Here I am at work (naughty naughty!). It's almost 2am, and for the first time in these 2 weeks I'm struggling to stay awake! One nurse is on a break and the other is reading the paper. It's quiet. Blessed Peace and Quiet!

It's been an interesting week. I've been feeling increasingly edgy and impatient with everyone! I really am thinking that I need a break from all this. My friend Ruth had a 6 month break last year, then went back to work. That's what I need!

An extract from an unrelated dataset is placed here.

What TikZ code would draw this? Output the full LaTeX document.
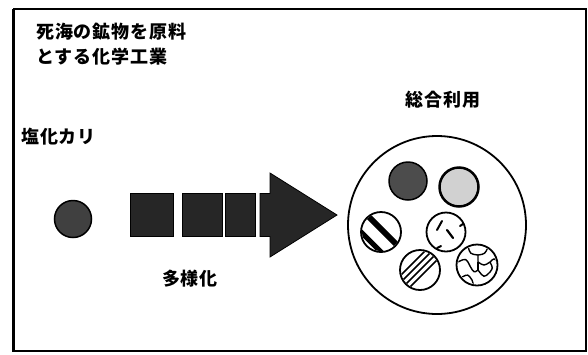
\documentclass[tikz,border=0pt]{standalone}
\usepackage{fontspec}
\usetikzlibrary{calc}
\newfontfamily\jp{Noto Sans CJK JP}[LetterSpace=5]
\begin{document}
\begin{tikzpicture}[x=1pt,y=-1pt,
  lbl/.style={font=\jp\bfseries\fontsize{18}{22}\selectfont, inner sep=0pt},
  sq/.style={fill=black!85, draw=black, line width=0.8pt},
  disc/.style={draw=black, line width=1.8pt, fill=white},
]
\useasboundingbox (0,0) rectangle (588,354);
% frame
\draw[line width=1.5pt] (13,9) -- (586,9) -- (586,351) -- (13,351);
\draw[line width=3pt] (13,8.5) -- (13,351.5);
% titles
\node[lbl, anchor=west] (t1) at (36,32) {死海の鉱物を原料};
\node[lbl, anchor=west] (t2) at (36,57) {とする化学工業};
\node[lbl, anchor=west] (kcl) at (21,137) {塩化カリ};
\node[lbl] (div) at (190,279) {多様化};
\node[lbl] (tot) at (443,100) {総合利用};
% left dot
\node[circle, minimum size=37pt, inner sep=0pt, fill=black!75, draw=black, line width=1.5pt] (dot) at (73,219) {};
% squares
\node[sq, minimum width=43pt, minimum height=43pt, inner sep=0pt] (s1) at (151.5,215) {};
\node[sq, minimum width=40pt, minimum height=43pt, inner sep=0pt] (s2) at (202,215) {};
\node[sq, minimum width=30pt, minimum height=43pt, inner sep=0pt] (s3) at (240,215) {};
% arrow
\coordinate (ab) at (260,215);
\fill[black!85, draw=black, line width=0.8pt] (260,193.5) -- (270,193.5) -- (270,173) -- (337,215) -- (270,257) -- (270,236.5) -- (260,236.5) -- cycle;
% big circle
\node[circle, draw=black, line width=1.8pt, minimum size=178pt, inner sep=0pt] (big) at (437,225) {};
% small circles
\node[circle, minimum size=38pt, inner sep=0pt, fill=black!70, draw=black, line width=1.5pt] (c1) at (408,181) {};
\node[circle, minimum size=39pt, inner sep=0pt, fill=black!18, draw=black, line width=2.5pt] (c2) at (459,187) {};
% c3 stripes
\node[circle, minimum size=40pt, inner sep=0pt, disc] (c3) at (381,232) {};
\begin{scope}
\clip (c3.center) circle (19pt);
\draw[line width=6pt] ($(c3.center)+(-20,-23)$) -- ($(c3.center)+(24,21)$);
\draw[line width=5pt] ($(c3.center)+(-28,-8)$) -- ($(c3.center)+(10,30)$);
\end{scope}
% c4 bars
\node[circle, minimum size=39pt, inner sep=0pt, disc] (c4) at (446,232) {};
\draw[line width=2pt, line cap=round] (437,230) -- (442,221);
\draw[line width=2.2pt, line cap=round] (447,230) -- (453,238);
\draw[line width=2pt, line cap=round] (437,248) -- (441,246);
\draw[line width=2pt, line cap=round] (460,226) -- (463,224);
% c5 diagonal lines
\node[circle, minimum size=40pt, inner sep=0pt, disc] (c5) at (420,270) {};
\begin{scope}
\clip (c5.center) circle (19pt);
\foreach \o in {-14,-7,0,7}
  \draw[line width=1.6pt] ($(c5.center)+(\o,0)+(-20,20)$) -- ($(c5.center)+(\o,0)+(20,-20)$);
\end{scope}
% c6 cells
\node[circle, minimum size=41pt, inner sep=0pt, disc] (c6) at (477,265) {};
\begin{scope}
\clip (c6.center) circle (19pt);
\draw[line width=1.4pt] (468,246) .. controls (470,254) .. (478,255) .. controls (485,254) .. (488,247);
\draw[line width=1.4pt] (458,262) .. controls (466,258) .. (470,266) .. controls (474,273) .. (478,270);
\draw[line width=1.4pt] (478,255) -- (478,262) .. controls (484,266) .. (490,262) .. controls (494,258) .. (498,262);
\draw[line width=1.4pt] (478,270) .. controls (484,278) .. (490,272) .. controls (493,268) .. (490,262);
\draw[line width=1.4pt] (462,277) .. controls (468,274) .. (472,280) -- (474,286);
\draw[line width=1.4pt] (478,270) -- (478,262);
\end{scope}
\end{tikzpicture}
\end{document}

I actually yelled at a patient last night! First time ever… Of course, he wouldn't have heard me if I didn't yell, as he was yelling himself, and I was just telling him to calm down. He was yelling about how we were abusing him and thought he was stupid, that we didn't trust him, that he was going to discharge himself, that we'd stolen from him, etc etc, all because we locked his tablets in the drawer. We're supposed to do that, as any wandering dementia patient could pick them up and take them (or visiting children in the daytime) and such was the nature of the tablets that swallowing a handful could be fatal. But he would not be reasoned with. Indeed, he would not be quiet at all! Sigh! Then at 3 am a girl came up to our ward and cried and carried on like a 3 year old, completely unreasonable and childish, keeping all the other ladies in the room (and the men in the next room) awake. She wanted a shower and didn't like that we said no!

Then there's the main night shift nurse who slowly gets under your skin and drives you CRAZY! She will not stop whinging! And her favorite subject is "All the things that day staff don't do". Honestly, she has not one clue how busy day staff are.

Now I can see myself and hear myself. I'm whinging and moaning quite a bit myself. And I'm driving myself mad. I hate this! I hate the way I seem to have lost my patience.

Well, I have 5 and a half hours to work. Then I sleep half the day and go to Pizza Hut for my brother's birthday. Then I have 8 more days off!!! Hopefully I'll be a bit more patient after that.

Take a deep breath, Tam!

1 comment:

kelgell said...

Eerrr! How difficult! It's days like that that make it hard to keep going. And it's people like that that make it hard for us to be the people that God wants us to be. I've been learning this last week about how all we need [like the fruit of the Spirit] isn't earned but is already in us and will come out if we walk in the Spirit. It's a really free-ing idea but I haven't yet had a challenge to test it out. I'm sure I will soon though. Bound to. May God help you keep your sanity and help you be the person He wants you to be. And make sure you have some fun in the mean time.